[START OF Data rows]
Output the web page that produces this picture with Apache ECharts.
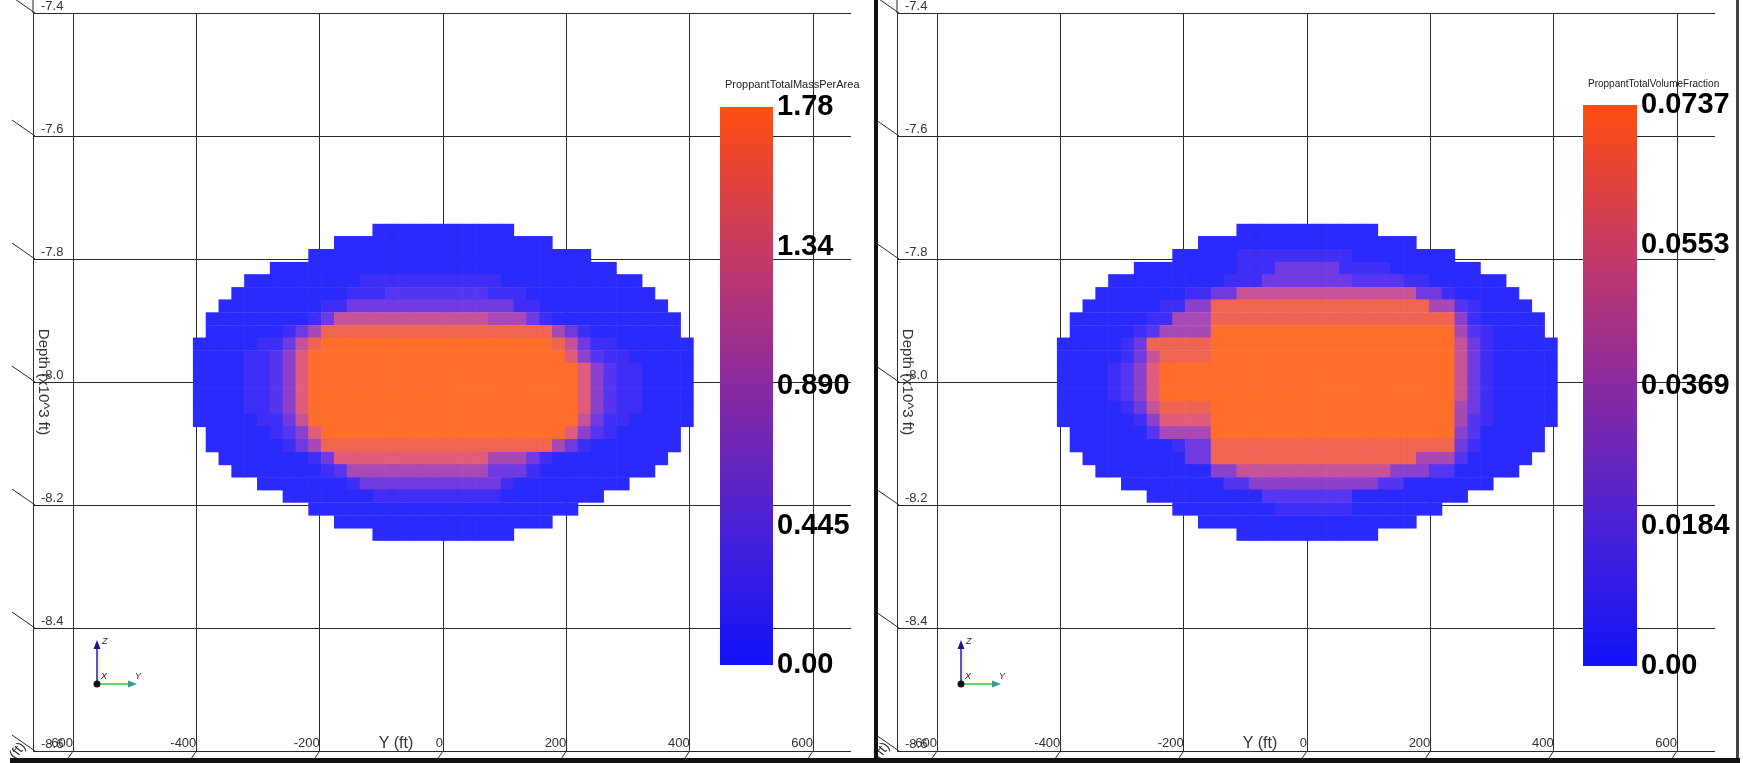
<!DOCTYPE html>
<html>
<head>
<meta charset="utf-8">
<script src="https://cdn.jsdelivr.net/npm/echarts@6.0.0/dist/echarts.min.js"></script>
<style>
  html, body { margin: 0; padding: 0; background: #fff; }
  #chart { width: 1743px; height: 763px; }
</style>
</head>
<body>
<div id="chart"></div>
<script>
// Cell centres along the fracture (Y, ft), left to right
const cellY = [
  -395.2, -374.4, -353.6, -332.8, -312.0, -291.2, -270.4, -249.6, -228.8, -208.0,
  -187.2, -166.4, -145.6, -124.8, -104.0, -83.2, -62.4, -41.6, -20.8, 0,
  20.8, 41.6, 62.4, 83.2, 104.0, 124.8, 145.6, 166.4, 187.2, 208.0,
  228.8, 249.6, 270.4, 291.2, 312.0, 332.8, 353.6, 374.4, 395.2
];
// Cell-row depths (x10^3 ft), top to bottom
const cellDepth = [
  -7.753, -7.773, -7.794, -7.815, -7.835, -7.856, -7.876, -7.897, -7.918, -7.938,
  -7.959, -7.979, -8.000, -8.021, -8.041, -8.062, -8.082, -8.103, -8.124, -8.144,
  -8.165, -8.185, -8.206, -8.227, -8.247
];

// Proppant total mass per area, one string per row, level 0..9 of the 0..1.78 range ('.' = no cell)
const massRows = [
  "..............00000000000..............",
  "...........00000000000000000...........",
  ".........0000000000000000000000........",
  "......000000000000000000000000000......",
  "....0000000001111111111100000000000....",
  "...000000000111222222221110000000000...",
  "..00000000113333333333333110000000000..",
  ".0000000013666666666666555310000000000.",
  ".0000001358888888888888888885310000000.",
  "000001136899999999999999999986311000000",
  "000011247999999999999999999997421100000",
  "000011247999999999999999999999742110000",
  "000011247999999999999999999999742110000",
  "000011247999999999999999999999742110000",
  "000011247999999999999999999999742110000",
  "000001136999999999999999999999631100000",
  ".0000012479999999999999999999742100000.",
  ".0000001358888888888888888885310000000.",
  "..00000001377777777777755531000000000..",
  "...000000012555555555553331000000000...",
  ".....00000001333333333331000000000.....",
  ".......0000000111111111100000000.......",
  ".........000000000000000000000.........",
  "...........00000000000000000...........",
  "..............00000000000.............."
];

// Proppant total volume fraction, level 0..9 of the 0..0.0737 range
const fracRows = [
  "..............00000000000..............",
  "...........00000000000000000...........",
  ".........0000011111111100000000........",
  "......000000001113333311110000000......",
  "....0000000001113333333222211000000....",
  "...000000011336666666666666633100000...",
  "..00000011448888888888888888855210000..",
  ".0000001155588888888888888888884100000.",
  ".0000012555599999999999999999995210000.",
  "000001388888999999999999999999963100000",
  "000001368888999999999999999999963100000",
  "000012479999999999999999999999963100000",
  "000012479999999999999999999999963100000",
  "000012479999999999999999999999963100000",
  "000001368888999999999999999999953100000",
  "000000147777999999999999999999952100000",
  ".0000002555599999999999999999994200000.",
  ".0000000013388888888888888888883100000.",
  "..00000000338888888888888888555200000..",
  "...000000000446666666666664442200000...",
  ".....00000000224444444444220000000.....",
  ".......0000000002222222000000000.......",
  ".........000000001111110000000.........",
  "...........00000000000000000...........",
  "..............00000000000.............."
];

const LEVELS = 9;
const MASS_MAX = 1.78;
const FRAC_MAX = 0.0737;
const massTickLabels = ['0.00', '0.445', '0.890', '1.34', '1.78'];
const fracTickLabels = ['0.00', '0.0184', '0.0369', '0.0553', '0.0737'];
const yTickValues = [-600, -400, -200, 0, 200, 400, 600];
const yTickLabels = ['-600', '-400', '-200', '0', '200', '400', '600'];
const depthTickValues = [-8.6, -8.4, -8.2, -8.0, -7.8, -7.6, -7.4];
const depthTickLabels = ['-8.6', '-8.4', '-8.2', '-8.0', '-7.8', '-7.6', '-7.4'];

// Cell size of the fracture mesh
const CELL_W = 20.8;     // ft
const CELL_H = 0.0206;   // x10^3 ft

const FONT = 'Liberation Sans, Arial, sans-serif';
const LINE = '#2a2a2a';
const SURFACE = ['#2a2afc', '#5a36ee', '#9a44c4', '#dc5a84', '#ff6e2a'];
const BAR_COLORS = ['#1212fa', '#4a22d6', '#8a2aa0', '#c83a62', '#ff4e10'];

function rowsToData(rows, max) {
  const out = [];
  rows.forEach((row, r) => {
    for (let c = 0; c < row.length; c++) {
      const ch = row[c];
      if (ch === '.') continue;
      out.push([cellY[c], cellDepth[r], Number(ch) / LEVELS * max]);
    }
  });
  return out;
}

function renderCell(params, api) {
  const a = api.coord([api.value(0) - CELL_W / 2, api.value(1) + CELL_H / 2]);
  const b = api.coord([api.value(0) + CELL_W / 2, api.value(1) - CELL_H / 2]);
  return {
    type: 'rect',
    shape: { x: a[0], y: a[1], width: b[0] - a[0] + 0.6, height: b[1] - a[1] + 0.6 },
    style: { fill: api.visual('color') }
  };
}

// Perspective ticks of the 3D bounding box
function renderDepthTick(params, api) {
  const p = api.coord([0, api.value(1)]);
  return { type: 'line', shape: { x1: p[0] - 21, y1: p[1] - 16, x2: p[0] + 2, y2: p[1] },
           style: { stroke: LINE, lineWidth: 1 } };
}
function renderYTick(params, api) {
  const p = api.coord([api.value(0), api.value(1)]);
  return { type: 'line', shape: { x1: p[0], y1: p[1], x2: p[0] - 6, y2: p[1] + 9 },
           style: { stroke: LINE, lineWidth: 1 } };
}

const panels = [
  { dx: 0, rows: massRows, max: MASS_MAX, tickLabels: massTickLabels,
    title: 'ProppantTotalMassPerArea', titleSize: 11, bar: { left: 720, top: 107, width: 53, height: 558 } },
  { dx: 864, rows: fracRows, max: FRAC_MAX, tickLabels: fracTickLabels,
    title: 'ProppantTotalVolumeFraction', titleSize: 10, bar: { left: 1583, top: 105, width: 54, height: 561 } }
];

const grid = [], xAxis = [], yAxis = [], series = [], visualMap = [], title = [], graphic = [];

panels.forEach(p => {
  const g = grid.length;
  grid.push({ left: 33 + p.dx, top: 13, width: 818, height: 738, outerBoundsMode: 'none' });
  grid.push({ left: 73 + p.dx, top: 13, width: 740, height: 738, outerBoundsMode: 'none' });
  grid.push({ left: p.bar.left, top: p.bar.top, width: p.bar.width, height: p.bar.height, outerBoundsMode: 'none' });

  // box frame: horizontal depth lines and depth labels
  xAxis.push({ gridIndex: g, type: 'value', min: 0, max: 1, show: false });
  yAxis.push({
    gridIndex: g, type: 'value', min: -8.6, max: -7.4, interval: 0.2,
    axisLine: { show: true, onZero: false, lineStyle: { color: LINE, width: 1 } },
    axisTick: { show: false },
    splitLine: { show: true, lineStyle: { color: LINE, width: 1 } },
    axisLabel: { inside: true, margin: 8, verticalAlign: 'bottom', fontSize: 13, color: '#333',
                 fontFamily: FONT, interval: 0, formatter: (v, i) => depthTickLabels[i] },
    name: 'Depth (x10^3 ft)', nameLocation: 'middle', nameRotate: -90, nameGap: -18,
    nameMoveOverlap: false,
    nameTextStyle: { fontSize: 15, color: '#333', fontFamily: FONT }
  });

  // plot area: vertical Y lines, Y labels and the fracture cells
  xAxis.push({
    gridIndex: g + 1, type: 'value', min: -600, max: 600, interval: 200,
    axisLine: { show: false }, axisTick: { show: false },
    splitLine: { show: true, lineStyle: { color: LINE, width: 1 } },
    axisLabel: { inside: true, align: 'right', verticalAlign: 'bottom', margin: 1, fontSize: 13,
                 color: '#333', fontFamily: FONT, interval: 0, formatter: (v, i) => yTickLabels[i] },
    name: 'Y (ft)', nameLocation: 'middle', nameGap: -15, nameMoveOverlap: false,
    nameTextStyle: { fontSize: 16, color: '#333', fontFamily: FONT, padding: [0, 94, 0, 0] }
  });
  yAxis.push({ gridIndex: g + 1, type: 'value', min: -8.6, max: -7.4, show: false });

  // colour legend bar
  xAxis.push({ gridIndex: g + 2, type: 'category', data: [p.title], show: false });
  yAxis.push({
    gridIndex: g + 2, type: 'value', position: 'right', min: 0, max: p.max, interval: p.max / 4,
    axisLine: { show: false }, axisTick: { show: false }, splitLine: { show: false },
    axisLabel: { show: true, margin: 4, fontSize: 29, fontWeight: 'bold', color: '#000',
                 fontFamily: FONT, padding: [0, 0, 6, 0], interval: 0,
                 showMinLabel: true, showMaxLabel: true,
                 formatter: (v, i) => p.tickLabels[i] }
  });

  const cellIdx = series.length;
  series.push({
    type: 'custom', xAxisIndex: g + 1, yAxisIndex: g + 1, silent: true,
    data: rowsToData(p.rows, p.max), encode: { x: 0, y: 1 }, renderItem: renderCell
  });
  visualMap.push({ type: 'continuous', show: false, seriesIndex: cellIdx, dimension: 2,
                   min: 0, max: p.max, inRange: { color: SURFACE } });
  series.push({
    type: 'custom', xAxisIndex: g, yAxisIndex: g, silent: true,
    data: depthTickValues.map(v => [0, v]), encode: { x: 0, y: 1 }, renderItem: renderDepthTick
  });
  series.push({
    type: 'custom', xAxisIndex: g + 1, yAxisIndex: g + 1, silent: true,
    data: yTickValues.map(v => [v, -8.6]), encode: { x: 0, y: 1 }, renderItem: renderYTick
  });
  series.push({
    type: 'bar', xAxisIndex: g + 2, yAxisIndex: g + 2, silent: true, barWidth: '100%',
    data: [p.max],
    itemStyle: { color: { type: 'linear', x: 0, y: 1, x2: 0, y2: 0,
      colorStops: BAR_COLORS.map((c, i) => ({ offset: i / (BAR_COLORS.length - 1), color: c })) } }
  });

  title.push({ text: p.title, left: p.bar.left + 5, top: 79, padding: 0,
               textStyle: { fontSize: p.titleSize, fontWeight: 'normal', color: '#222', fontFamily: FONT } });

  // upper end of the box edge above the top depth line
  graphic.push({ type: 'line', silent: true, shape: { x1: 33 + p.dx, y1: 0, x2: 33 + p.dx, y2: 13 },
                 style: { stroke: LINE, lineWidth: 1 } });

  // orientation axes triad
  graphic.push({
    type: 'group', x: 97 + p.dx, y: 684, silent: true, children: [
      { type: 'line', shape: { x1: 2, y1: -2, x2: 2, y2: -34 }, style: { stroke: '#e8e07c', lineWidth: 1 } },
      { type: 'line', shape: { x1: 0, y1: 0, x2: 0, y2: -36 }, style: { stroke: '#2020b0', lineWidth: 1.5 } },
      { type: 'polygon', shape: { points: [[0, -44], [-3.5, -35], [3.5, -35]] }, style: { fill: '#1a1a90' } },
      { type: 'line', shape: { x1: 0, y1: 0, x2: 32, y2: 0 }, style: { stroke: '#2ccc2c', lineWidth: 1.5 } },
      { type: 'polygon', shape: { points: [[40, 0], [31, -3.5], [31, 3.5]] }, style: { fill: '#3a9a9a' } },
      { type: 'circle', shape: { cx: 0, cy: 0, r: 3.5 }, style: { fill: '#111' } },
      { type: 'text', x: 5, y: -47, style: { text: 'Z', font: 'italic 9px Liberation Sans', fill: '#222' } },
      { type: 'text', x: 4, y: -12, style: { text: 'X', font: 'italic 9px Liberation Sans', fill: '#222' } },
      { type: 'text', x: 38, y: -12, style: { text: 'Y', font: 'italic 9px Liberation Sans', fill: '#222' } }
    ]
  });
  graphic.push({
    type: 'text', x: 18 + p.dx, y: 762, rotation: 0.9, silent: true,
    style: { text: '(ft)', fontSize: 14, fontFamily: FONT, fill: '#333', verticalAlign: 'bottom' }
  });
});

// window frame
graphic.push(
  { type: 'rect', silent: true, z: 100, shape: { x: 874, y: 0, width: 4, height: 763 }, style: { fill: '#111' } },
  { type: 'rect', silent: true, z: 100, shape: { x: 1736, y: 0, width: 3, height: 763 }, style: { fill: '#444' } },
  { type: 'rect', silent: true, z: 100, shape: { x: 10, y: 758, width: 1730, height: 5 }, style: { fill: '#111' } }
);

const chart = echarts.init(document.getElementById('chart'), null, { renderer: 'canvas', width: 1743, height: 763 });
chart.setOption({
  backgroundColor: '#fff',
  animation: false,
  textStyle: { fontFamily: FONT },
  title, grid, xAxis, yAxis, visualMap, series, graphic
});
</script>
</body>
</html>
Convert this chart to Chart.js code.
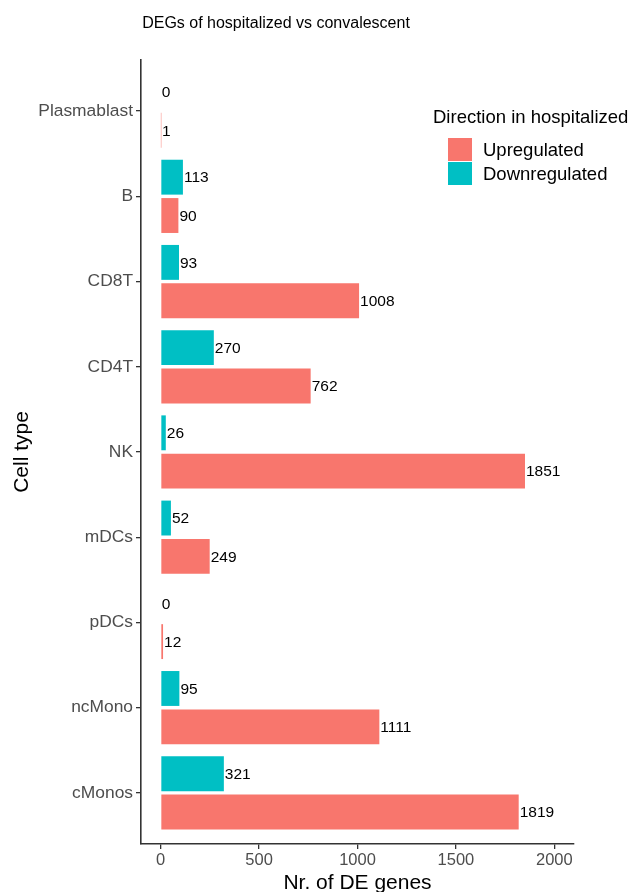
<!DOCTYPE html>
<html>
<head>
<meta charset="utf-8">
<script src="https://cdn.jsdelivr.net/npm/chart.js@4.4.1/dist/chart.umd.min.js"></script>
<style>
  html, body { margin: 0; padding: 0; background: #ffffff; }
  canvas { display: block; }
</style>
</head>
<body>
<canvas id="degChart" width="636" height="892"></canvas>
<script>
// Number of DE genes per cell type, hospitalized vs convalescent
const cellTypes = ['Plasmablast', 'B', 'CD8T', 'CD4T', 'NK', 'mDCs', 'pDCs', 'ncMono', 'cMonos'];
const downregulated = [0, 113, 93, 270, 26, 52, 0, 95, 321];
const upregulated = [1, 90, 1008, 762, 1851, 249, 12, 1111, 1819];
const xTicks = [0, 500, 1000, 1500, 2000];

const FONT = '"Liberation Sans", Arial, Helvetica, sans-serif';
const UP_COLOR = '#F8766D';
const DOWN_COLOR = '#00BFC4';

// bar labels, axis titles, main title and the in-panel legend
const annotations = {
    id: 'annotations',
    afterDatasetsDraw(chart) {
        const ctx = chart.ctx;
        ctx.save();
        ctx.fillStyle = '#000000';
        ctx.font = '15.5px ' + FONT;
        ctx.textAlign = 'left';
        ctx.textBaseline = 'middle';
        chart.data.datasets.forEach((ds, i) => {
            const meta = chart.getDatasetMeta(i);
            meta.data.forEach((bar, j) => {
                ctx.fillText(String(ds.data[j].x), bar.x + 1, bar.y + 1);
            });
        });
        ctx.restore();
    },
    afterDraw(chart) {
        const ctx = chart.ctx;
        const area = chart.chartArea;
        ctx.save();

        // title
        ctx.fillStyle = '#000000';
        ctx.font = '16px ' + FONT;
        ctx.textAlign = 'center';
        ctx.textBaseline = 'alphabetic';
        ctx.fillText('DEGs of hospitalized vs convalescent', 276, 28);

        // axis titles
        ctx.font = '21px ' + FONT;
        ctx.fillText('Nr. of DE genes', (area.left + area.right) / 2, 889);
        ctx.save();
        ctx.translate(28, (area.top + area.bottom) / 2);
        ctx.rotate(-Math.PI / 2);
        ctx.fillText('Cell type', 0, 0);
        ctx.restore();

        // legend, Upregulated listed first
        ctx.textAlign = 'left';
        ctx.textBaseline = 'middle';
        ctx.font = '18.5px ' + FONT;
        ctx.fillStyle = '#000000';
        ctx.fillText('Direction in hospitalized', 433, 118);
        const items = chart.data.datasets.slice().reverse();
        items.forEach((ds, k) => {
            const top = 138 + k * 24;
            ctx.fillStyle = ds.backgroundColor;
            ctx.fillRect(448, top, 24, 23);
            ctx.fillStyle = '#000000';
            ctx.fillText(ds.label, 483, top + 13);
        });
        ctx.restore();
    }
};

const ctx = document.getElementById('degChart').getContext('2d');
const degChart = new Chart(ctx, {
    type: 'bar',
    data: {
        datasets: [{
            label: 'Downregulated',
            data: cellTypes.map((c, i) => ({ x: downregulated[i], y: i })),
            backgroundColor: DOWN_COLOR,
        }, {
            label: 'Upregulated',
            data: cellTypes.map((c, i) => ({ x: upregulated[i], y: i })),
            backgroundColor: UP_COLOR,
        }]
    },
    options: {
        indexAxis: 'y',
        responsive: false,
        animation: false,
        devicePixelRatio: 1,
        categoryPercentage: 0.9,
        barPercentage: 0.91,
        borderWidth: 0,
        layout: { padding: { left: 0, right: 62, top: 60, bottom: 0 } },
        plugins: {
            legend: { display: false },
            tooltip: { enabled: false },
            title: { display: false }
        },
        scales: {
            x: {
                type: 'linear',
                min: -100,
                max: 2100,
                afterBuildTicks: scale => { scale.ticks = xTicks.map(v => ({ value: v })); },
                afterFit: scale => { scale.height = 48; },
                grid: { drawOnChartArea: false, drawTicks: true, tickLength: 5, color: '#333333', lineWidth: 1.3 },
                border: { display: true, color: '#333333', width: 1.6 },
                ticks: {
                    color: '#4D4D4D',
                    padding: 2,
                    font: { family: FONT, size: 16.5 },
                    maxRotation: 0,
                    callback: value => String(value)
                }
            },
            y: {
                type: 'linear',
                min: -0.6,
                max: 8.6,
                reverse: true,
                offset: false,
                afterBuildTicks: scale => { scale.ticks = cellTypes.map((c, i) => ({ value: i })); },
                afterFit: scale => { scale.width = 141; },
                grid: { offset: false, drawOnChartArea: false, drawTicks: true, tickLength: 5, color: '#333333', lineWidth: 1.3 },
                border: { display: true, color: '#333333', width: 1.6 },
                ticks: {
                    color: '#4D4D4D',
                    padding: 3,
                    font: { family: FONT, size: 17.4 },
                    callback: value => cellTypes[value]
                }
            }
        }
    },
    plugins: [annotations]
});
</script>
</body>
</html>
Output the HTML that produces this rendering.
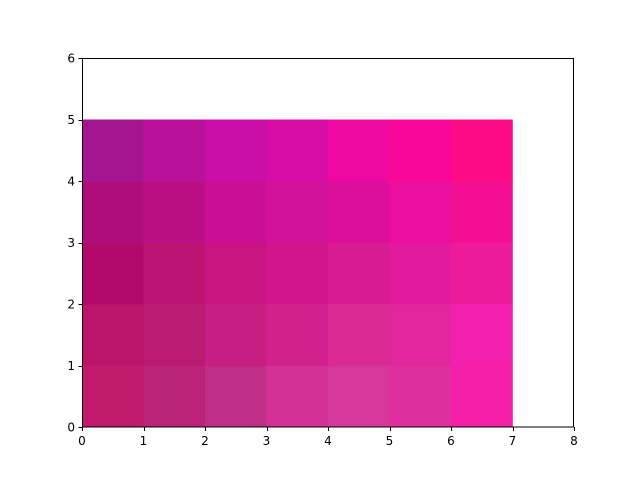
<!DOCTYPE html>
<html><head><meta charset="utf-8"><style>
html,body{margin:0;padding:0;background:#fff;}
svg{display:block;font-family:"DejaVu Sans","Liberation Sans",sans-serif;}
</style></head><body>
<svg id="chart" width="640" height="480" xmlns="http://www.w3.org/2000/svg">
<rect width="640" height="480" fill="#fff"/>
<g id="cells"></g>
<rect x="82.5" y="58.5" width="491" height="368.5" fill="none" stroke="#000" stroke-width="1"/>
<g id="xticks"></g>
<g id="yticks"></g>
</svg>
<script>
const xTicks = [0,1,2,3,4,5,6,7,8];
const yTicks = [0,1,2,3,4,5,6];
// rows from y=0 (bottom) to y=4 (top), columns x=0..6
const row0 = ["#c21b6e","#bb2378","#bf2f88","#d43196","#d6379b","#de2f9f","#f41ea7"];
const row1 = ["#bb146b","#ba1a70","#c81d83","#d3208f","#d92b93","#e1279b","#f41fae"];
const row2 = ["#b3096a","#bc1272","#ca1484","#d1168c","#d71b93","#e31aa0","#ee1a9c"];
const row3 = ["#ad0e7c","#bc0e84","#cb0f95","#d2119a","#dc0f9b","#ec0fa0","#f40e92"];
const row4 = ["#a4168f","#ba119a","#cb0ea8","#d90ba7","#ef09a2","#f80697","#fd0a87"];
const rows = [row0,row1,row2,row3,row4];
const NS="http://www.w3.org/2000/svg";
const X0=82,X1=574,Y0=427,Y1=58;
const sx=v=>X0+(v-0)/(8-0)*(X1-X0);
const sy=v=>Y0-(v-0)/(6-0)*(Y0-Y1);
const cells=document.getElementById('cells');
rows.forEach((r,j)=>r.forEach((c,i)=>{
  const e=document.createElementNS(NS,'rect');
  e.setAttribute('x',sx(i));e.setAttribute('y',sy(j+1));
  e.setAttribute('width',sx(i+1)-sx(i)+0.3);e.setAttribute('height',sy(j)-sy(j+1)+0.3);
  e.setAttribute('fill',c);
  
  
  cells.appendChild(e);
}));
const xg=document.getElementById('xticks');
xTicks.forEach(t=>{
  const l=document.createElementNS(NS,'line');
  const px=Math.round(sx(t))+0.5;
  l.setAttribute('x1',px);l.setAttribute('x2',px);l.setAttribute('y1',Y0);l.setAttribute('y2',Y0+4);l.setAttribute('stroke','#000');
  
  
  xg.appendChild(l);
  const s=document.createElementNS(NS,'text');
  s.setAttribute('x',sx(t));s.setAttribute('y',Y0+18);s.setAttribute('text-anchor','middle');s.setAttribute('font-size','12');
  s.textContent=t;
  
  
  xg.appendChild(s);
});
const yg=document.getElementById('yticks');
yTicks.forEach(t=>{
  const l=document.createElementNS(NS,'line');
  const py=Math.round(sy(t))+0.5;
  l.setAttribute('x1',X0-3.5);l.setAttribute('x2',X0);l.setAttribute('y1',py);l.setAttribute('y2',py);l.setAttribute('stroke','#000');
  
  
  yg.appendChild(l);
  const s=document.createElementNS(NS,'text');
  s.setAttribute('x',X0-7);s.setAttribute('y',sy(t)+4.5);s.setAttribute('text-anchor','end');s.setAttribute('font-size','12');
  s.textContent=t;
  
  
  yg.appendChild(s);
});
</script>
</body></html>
[END OF Data rows]
◆ **Exercise requirements**
Copy every single line of the material above that holds "this".

◆ **Reply to the exercise**
Output the web page that produces this picture with Apache ECharts.
Convert this chart to Chart.js code.
Output the HTML that produces this rendering.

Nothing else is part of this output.